Ma quella vita non era per lui e, deposto il pontificato, come un pesose ne tornò all’antica solitudine con un gesto di animo elevatissimo, libero da passioni, disprezzando potere, onorie le ricchezze. Re Carlo II D’Angiò esercitò delle pressioni su Celestino per farlo desistere dal suo proposito di rinuncia. Organizzò un corteo di popolo, notabili e clero che andarono a gridare e a scongiurare sotto la finestra del Papa, ma tutto inutile. Celestino era intenzionato a tornare alla sua solitudine, al suo eremo, al Morrone, in pace. Invece si aprì il capitolo più tremendo della sua vita.Un drappello di uomini della scorta di Bonifacio VIII appena eletto lo raggiunge al Morrone, per ucciderlo nella grotta. Ma Celestino non c’è più. Sulle vie dei tratturi ha raggiunto il Gargano. Vuole andare in oriente, allontanarsi definitivamente dall’intrigo politico curiale. Bonifacio trema per le sorti della chiesa e per la legittimità della sua elezione che già è messa in discussione. Si paventa uno scisma.
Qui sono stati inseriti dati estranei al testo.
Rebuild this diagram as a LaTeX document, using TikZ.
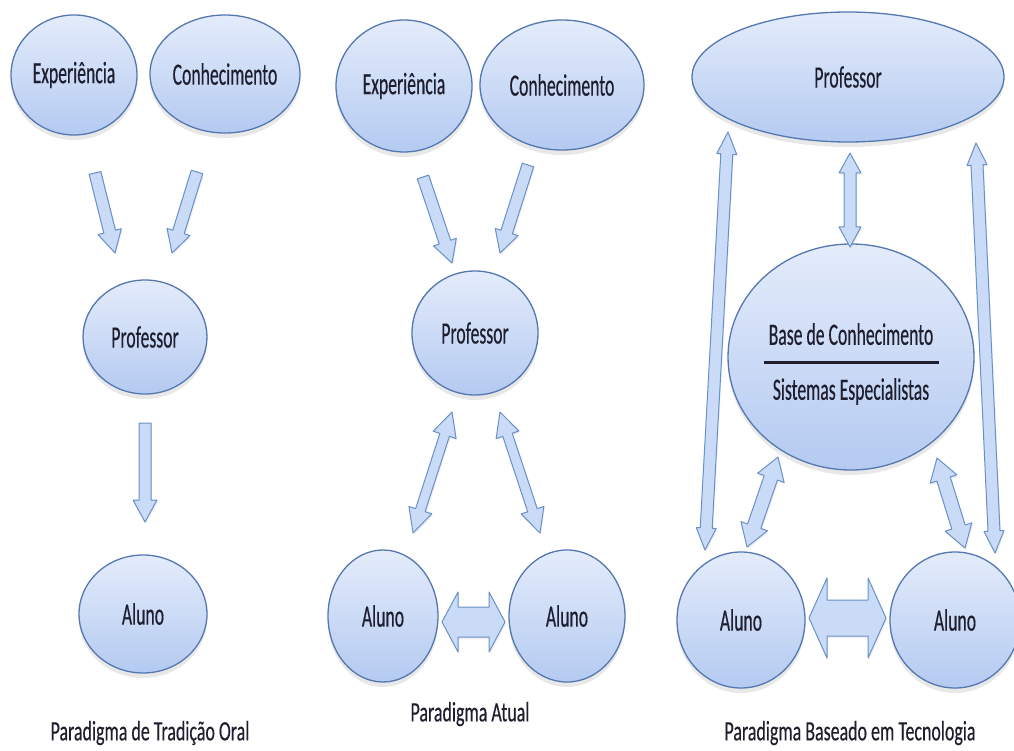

Il popolo aizzato continua a riconoscere Celestino come Papa legittimo. Una pagina difficile nella storia della Chiesa che non sempre ha trovato intelligenza interpretativa ma piuttosto acre pregiudizio. L’amore per l’unità della Chiesa,il provvedimento di Bonifacio per evitare uno scisma di fatto, non è dissimile dall’intenzione di Celestino di allontanarsi fino alla Grecia, terra di romiti ed anacoreti, e far perdere le sue tracce. Penso che quella sottile paura che la Chiesa ha di Celestino, ancora oggi, sia dovuta proprio a questi equivoci storiografici, che le hanno impedito di godere e di gioire di una purezza di testimonianza tra le più splendenti della sua storia. La fuga di Celestino fu impedita prima dal mare in burrasca che non gli permise l’imbarco da quelle amiche coste garganiche e poi perché fu riacciuffato dai soldati dell’altro suo amico, Re Carlo.
Dopo che quest’uomo di Dio arrivò nel Castello di Fumone e venne rinchiuso nella torre di esso rese grazie a Dio e disse: “ho desiderato una cella e una cella ho avuto, così come è piaciuto alla tua pietà, Signore Dio mio”.
La sera del 19 maggio 1296 morì “il padre dei padri, il pastore dei pastori, Pietro del Morrone simbolo della nuova Chiesa, l’uomo della “rinuncia”.